Commissioner Peirce framed the current regulatory confusion around crypto custody as unsustainable without clear custody rules, brokers, investment advisers, and investment companies are hesitant or unable to participate in crypto markets. She notes that regulated markets and intermediaries are being handicapped, leaving space for unregulated and potentially riskier alternatives to dominate, harming American investors. The United States Securities and Exchange Commission must build transparent regulatory paths that facilitate both intermediated and self-custodied crypto assets, reflecting technological innovation instead of resisting it.

She specifically called for recognising that self-custody may be the safest, most effective model for certain crypto assets and aims at updating custody frameworks to allow for blockchain-native solutions (e.g., on-chain control, smart contracts). Further, reconsidering the Special Purpose Broker-Dealer regime and adapting rules like Rule 15c3-3 to better reflect blockchain asset realities and clarifying how US SEC rules on custody, settlement, and financial reporting apply when smart contracts or distributed ledgers are involved.

Commissioner Peirce’s remarks included ten targeted questions challenging whether United States laws like SIPA, the Uniform Commercial Code, and the US SEC’s existing broker-dealer and custody rules need urgent amendments to accommodate crypto asset innovations.

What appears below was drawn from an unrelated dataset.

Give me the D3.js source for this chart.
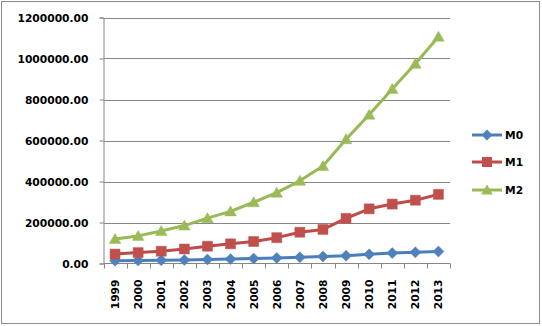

  1. Call for Clear Custody Rules: The United States Securities and Exchange Commission must end regulatory ambiguity and explicitly define how brokers, advisers, and funds can custody crypto assets.
  2. Legitimisation of Self-Custody: Self-custody models should be recognised as valid, regulated alternatives — especially for blockchain-native digital assets.
  3. Smart Contract Settlement Recognised: Rules must adapt to brokers using blockchain protocols and smart contracts for clearing and settlement activities.
  4. Structural Revisions Proposed: Commissioner Peirce raised the possibility of amending SIPA to address crypto-specific insolvency risks and called for adapting custody rules to tokenized securities.

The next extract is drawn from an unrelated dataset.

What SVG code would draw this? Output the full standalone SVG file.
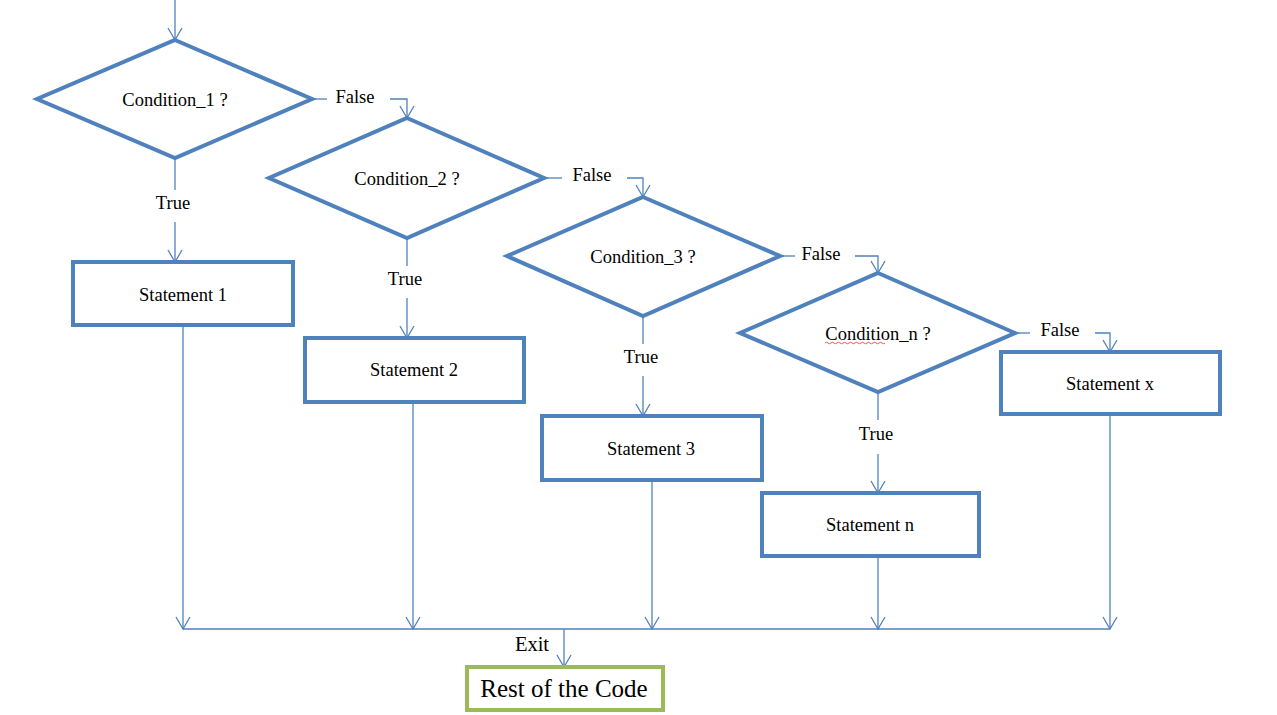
<svg xmlns="http://www.w3.org/2000/svg" width="1277" height="715" viewBox="0 0 1277 715">
<style>
.shape{fill:#fff;stroke:#4F81BD;stroke-width:4;stroke-linejoin:miter}
.end{fill:#fff;stroke:#9BBB59;stroke-width:4}
.con{fill:none;stroke:#4F81BD;stroke-width:1.3}
.t{font-family:"Liberation Serif","Times New Roman",serif;font-size:18.5px;fill:#000;text-anchor:middle}
.exit{font-size:20.5px}
.big{font-size:25px}
</style>
<defs>
<marker id="arr" viewBox="0 0 16 16" refX="14" refY="8" markerWidth="16" markerHeight="16" markerUnits="userSpaceOnUse" orient="auto">
<path d="M2,1 L14,8 L2,15" fill="none" stroke="#4F81BD" stroke-width="1.3"/>
</marker>
</defs>
<rect width="1277" height="715" fill="#fff"/>
<g id="connectors">
<line class="con" x1="175" y1="0" x2="175" y2="40" marker-end="url(#arr)"/>
<line class="con" x1="312" y1="99" x2="327" y2="99"/>
<polyline class="con" points="390,99 407,99 407,118" marker-end="url(#arr)"/>
<line class="con" x1="175" y1="158" x2="175" y2="190"/>
<line class="con" x1="175" y1="222" x2="175" y2="262" marker-end="url(#arr)"/>
<line class="con" x1="544" y1="178" x2="562" y2="178"/>
<polyline class="con" points="627,178 643,178 643,197" marker-end="url(#arr)"/>
<line class="con" x1="407" y1="238" x2="407" y2="266"/>
<line class="con" x1="407" y1="298" x2="407" y2="338" marker-end="url(#arr)"/>
<line class="con" x1="780" y1="256" x2="795" y2="256"/>
<polyline class="con" points="855,256 878,256 878,273" marker-end="url(#arr)"/>
<line class="con" x1="643" y1="316" x2="643" y2="344"/>
<line class="con" x1="643" y1="376" x2="643" y2="416" marker-end="url(#arr)"/>
<line class="con" x1="1015" y1="333" x2="1030" y2="333"/>
<polyline class="con" points="1095,333 1110,333 1110,352" marker-end="url(#arr)"/>
<line class="con" x1="878" y1="392" x2="878" y2="420"/>
<line class="con" x1="878" y1="454" x2="878" y2="493" marker-end="url(#arr)"/>
<line class="con" x1="183" y1="325" x2="183" y2="629" marker-end="url(#arr)"/>
<line class="con" x1="413" y1="402" x2="413" y2="629" marker-end="url(#arr)"/>
<line class="con" x1="652" y1="480" x2="652" y2="629" marker-end="url(#arr)"/>
<line class="con" x1="878" y1="556" x2="878" y2="629" marker-end="url(#arr)"/>
<line class="con" x1="1110" y1="414" x2="1110" y2="629" marker-end="url(#arr)"/>
<line class="con" x1="183" y1="629" x2="1110" y2="629"/>
<line class="con" x1="564" y1="629" x2="564" y2="667" marker-end="url(#arr)"/>
<text class="t" x="355" y="103">False</text>
<text class="t" x="592" y="181">False</text>
<text class="t" x="821" y="260">False</text>
<text class="t" x="1060" y="336">False</text>
<text class="t" x="173" y="209">True</text>
<text class="t" x="405" y="285">True</text>
<text class="t" x="641" y="363">True</text>
<text class="t" x="876" y="440">True</text>
<text class="t exit" x="532" y="651">Exit</text>
</g>
<g id="cond1">
<polygon class="shape" points="175,40 312,99 175,158 37,99"/>
<text class="t" x="175" y="106">Condition_1 ?</text>
</g>
<g id="cond2">
<polygon class="shape" points="407,118 544,178 407,238 269,178"/>
<text class="t" x="407" y="185">Condition_2 ?</text>
</g>
<g id="cond3">
<polygon class="shape" points="643,197 780,256 643,316 507,256"/>
<text class="t" x="643" y="263">Condition_3 ?</text>
</g>
<g id="condn">
<polygon class="shape" points="878,273 1015,333 878,392 740,333"/>
<text class="t" x="878" y="340">Condition_n ?</text>
<path d="M825,343 q1.5,-1.5 3,0 t3,0 t3,0 t3,0 t3,0 t3,0 t3,0 t3,0 t3,0 t3,0 t3,0 t3,0 t3,0 t3,0 t3,0 t3,0 t3,0 t3,0 t3,0 t3,0" fill="none" stroke="#e03030" stroke-width="0.8"/>
</g>
<g id="stmt1">
<rect class="shape" x="73" y="262" width="220" height="63"/>
<text class="t" x="183" y="301">Statement 1</text>
</g>
<g id="stmt2">
<rect class="shape" x="305" y="338" width="219" height="64"/>
<text class="t" x="414" y="376">Statement 2</text>
</g>
<g id="stmt3">
<rect class="shape" x="542" y="416" width="220" height="64"/>
<text class="t" x="651" y="455">Statement 3</text>
</g>
<g id="stmtn">
<rect class="shape" x="762" y="493" width="217" height="63"/>
<text class="t" x="870" y="531">Statement n</text>
</g>
<g id="stmtx">
<rect class="shape" x="1001" y="352" width="219" height="62"/>
<text class="t" x="1110" y="390">Statement x</text>
</g>
<g id="rest">
<rect class="end" x="467" y="667" width="196" height="43"/>
<text class="t big" x="564" y="697">Rest of the Code</text>
</g>
</svg>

Compliance and Market Implications

  1. Broker-Dealer Compliance: Broker-dealers will require new guidance on handling tokenised securities, smart contract settlements, and holding non-securities crypto assets securely.
  2. Custodian Evolution: New classes of qualified custodians could emerge — including blockchain-native entities — if rules incorporate qualitative standards instead of rigid entity lists.
  3. Fund and Adviser Operations: Investment funds and advisers may soon have the ability to self-custody crypto assets under tailored fiduciary and safeguarding standards, expanding investment strategies.
  4. Regulatory Innovation Needed: Without adaptive custody regulations, the United States risks pushing crypto market activity offshore or into unregulated sectors.

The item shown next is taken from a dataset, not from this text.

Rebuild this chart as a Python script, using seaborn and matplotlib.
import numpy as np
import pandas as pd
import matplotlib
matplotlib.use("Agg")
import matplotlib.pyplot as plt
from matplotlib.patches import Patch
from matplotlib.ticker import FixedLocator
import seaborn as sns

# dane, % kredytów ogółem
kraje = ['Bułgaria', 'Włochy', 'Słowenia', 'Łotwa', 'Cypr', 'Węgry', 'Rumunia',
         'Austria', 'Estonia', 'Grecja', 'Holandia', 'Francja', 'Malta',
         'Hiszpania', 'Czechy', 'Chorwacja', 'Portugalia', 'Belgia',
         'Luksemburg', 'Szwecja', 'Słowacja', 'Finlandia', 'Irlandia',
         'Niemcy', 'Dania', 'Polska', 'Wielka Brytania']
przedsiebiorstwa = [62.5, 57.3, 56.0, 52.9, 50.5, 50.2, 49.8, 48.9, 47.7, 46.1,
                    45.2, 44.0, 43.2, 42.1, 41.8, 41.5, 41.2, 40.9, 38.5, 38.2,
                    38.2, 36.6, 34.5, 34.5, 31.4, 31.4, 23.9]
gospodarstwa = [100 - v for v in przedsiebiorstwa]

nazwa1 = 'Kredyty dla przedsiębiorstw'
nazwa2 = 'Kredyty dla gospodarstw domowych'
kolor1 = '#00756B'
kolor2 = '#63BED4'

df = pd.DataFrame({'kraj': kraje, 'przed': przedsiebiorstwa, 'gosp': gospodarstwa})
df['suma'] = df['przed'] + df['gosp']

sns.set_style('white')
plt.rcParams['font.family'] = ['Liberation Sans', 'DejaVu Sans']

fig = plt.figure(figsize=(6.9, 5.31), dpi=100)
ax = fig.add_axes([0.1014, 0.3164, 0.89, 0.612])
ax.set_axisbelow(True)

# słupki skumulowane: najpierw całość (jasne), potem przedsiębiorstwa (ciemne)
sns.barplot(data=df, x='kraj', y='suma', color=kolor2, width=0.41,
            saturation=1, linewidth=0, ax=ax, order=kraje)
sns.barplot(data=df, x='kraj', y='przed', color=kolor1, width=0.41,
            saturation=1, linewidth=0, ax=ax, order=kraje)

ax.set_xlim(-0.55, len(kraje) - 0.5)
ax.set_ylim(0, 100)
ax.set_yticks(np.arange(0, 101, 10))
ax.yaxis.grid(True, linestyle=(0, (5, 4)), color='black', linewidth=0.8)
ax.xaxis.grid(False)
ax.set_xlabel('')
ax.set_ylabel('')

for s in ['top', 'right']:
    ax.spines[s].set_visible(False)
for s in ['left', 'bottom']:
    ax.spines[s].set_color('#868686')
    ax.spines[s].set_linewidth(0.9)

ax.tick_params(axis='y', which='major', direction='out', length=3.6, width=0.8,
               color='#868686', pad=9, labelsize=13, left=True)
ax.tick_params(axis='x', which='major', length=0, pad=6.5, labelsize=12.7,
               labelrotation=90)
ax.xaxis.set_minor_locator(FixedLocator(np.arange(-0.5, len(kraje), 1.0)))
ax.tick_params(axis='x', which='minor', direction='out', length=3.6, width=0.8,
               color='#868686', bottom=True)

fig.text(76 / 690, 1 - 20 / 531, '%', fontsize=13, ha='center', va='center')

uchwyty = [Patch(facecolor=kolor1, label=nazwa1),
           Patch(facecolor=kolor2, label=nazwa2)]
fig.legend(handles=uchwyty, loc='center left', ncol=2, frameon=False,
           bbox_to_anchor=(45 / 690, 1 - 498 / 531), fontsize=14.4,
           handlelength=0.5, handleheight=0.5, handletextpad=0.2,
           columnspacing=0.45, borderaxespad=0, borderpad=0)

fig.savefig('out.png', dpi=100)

The United States Securities and Exchange Commission is being internally pushed toward adapting custody, capital, recordkeeping, and insolvency protections for a blockchain-native asset world. Recognition of self-custody and programmable smart contracts as legitimate components of financial infrastructure is gaining institutional acceptance. Custody rulemaking may bifurcate into asset-type-specific approaches — distinguishing between cryptocurrencies, tokenized securities, and hybrid instruments.